[Figure scripts]
- - - -
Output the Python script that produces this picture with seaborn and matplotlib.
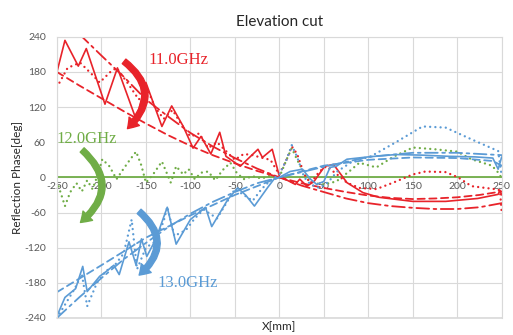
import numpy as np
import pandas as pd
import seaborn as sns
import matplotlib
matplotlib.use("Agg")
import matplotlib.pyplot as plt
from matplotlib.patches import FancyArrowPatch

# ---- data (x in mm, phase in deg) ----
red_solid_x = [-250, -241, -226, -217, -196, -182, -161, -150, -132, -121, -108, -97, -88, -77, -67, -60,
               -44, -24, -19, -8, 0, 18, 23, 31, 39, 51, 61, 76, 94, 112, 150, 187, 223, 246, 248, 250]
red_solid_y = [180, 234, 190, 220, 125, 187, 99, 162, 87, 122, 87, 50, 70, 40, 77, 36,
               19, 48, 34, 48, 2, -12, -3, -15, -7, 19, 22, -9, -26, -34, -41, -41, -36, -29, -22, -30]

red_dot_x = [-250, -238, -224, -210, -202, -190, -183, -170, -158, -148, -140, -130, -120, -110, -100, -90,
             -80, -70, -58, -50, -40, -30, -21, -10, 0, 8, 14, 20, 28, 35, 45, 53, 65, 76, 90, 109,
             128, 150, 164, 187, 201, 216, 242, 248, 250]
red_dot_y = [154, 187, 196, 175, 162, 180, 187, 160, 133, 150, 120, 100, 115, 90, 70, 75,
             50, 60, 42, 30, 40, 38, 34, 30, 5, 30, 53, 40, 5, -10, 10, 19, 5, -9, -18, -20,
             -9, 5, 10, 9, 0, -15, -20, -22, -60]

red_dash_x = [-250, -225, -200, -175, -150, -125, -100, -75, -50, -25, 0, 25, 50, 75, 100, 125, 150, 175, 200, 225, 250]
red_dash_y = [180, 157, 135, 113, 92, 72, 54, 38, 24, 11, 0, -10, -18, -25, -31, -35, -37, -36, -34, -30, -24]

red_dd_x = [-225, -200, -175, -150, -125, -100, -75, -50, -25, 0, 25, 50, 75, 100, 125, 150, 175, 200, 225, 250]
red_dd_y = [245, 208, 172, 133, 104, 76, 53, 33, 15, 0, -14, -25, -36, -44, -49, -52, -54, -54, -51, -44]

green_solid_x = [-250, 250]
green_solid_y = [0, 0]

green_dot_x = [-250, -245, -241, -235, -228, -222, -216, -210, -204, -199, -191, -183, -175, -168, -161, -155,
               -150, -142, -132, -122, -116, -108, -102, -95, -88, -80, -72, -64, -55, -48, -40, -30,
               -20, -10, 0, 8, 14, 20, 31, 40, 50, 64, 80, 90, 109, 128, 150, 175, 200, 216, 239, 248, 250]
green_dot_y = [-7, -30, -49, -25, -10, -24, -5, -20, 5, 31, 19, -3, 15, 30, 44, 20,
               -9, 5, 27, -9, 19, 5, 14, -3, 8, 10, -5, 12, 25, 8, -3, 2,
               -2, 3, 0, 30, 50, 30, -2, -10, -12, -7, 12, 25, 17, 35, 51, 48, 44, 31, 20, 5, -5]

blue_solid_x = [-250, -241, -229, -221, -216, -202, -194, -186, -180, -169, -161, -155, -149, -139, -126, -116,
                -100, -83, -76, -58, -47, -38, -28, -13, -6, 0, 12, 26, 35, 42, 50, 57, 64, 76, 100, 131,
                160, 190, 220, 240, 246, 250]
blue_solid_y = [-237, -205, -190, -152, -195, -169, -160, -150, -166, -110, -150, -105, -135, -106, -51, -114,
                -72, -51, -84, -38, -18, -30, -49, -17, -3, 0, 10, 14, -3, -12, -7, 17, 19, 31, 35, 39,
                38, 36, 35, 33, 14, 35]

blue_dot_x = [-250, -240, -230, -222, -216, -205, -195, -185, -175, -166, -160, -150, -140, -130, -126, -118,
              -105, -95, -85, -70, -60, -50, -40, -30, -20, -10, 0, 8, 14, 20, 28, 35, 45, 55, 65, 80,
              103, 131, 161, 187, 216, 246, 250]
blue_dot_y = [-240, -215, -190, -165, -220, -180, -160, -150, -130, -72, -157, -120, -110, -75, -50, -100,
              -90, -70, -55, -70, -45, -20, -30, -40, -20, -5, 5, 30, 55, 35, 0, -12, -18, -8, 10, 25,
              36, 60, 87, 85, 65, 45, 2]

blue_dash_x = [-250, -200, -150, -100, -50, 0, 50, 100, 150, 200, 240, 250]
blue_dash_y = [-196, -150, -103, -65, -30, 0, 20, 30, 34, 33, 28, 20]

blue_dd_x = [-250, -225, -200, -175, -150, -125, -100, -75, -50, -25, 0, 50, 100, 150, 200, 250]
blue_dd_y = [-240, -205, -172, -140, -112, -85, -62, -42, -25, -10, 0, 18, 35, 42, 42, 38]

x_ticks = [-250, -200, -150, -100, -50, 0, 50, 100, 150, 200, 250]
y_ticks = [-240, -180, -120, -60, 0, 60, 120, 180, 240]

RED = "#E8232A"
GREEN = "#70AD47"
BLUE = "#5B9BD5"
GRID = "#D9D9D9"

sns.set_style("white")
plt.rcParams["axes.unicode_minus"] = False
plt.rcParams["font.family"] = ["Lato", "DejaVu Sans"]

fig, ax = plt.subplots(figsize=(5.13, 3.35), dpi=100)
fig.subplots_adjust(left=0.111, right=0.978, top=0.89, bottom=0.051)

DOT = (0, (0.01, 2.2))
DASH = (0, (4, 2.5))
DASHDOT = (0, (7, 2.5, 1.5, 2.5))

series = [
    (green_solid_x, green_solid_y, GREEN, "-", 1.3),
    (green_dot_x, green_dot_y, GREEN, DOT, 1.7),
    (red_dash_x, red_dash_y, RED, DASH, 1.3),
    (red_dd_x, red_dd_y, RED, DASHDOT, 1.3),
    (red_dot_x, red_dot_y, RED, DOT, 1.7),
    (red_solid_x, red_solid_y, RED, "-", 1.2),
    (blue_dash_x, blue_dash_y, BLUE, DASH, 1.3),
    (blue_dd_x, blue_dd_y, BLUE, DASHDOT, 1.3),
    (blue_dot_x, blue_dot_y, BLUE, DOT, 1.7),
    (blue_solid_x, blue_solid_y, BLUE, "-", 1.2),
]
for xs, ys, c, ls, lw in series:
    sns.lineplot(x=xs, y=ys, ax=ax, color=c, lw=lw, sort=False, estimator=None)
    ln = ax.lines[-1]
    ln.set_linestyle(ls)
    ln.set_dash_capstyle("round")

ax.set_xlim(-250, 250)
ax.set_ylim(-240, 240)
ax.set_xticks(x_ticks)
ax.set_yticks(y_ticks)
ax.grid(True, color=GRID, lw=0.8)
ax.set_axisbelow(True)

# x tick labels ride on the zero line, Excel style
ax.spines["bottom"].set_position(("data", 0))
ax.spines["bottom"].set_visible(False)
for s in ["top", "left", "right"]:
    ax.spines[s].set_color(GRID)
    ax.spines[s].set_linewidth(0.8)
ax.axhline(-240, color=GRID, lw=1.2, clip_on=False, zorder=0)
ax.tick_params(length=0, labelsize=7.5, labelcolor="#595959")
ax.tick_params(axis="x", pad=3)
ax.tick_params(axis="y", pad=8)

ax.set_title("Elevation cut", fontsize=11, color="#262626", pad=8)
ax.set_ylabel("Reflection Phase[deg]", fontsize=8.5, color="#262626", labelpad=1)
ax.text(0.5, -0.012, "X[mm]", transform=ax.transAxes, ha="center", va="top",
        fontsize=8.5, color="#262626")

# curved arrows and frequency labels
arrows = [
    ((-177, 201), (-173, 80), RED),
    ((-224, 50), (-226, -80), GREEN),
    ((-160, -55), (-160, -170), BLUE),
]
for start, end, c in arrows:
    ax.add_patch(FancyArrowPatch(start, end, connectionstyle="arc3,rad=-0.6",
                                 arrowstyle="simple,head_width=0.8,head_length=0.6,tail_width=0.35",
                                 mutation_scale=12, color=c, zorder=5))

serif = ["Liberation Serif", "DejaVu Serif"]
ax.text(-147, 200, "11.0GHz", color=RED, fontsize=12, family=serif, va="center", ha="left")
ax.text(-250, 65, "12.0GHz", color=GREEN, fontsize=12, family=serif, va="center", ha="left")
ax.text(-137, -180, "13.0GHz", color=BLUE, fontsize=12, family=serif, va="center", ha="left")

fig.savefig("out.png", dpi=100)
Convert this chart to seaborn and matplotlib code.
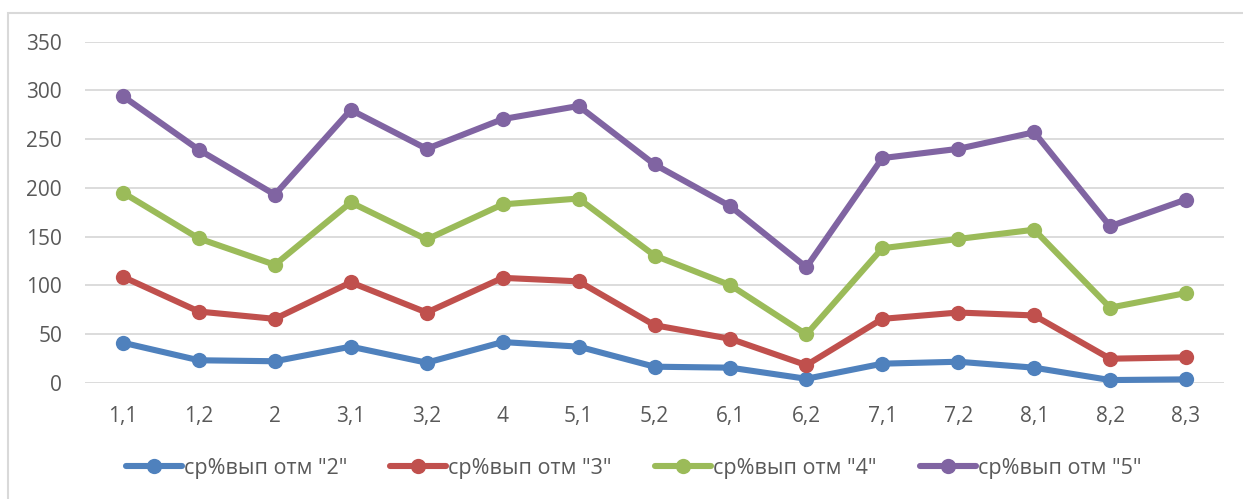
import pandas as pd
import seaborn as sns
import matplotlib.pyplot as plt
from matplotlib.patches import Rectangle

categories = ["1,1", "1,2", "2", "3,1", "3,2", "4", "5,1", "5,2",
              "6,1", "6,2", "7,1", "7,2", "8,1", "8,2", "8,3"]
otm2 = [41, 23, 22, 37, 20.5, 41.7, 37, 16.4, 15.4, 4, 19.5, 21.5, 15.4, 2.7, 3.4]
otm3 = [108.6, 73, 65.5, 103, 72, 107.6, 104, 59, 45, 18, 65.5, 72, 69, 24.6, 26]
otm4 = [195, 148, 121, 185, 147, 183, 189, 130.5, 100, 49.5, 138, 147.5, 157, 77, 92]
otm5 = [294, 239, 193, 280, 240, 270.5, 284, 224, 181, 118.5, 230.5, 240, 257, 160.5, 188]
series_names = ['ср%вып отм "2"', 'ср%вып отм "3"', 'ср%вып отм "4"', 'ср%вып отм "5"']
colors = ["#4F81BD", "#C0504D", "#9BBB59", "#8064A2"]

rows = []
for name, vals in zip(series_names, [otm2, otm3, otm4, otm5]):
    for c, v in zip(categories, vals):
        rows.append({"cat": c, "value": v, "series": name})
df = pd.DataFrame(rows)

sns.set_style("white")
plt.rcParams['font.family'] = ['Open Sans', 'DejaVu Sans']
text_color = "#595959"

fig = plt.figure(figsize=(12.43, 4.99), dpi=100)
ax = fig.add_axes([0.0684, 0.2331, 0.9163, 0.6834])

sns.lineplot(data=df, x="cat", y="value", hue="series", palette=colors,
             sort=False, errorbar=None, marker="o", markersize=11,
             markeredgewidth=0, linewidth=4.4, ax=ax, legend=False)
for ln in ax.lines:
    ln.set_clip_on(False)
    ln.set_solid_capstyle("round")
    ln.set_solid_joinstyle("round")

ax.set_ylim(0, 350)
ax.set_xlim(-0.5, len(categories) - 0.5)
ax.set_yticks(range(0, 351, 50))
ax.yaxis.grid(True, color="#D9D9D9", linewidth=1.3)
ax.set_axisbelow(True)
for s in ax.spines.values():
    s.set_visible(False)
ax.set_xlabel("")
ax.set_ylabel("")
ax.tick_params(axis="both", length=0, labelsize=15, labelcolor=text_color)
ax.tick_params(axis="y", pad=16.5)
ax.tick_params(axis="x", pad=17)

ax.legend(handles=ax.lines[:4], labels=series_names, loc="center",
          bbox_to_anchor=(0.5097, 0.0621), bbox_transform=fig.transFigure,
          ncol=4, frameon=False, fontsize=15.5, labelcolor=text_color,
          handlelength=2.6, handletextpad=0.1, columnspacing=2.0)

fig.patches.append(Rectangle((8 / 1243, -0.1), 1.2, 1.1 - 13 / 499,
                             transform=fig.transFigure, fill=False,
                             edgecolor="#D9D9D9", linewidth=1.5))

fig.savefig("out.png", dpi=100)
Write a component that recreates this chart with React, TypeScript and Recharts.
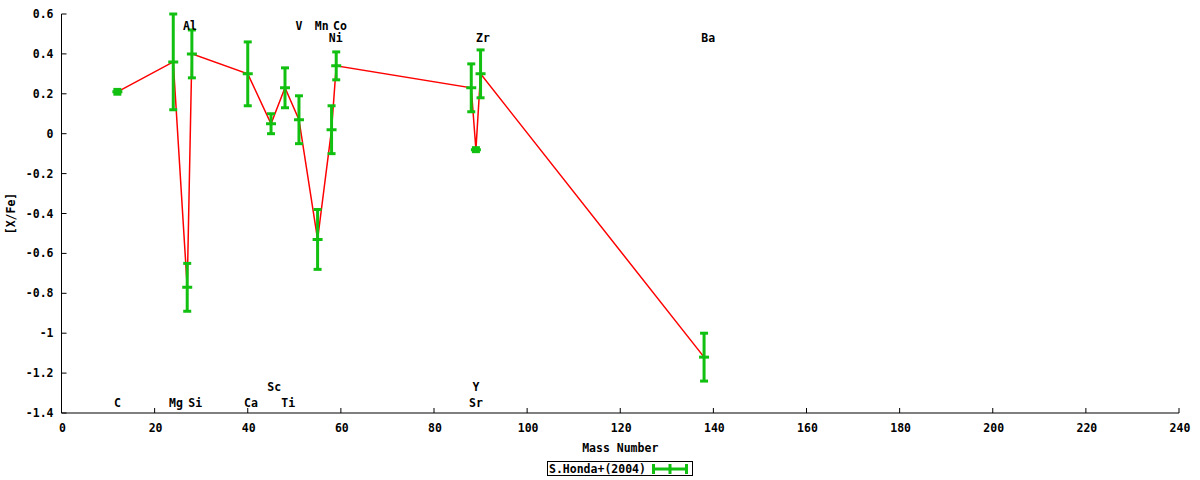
- - - -
## Exercise goal
Return exactly the lines from the one with "Convert this chart" to the one with "from matplotlib.patches import Rectangle", inclusive, and nothing else; skip the pictures.

## Full response
Convert this chart to seaborn and matplotlib code.
import pandas as pd
import seaborn as sns
import matplotlib.pyplot as plt
from matplotlib.patches import Rectangle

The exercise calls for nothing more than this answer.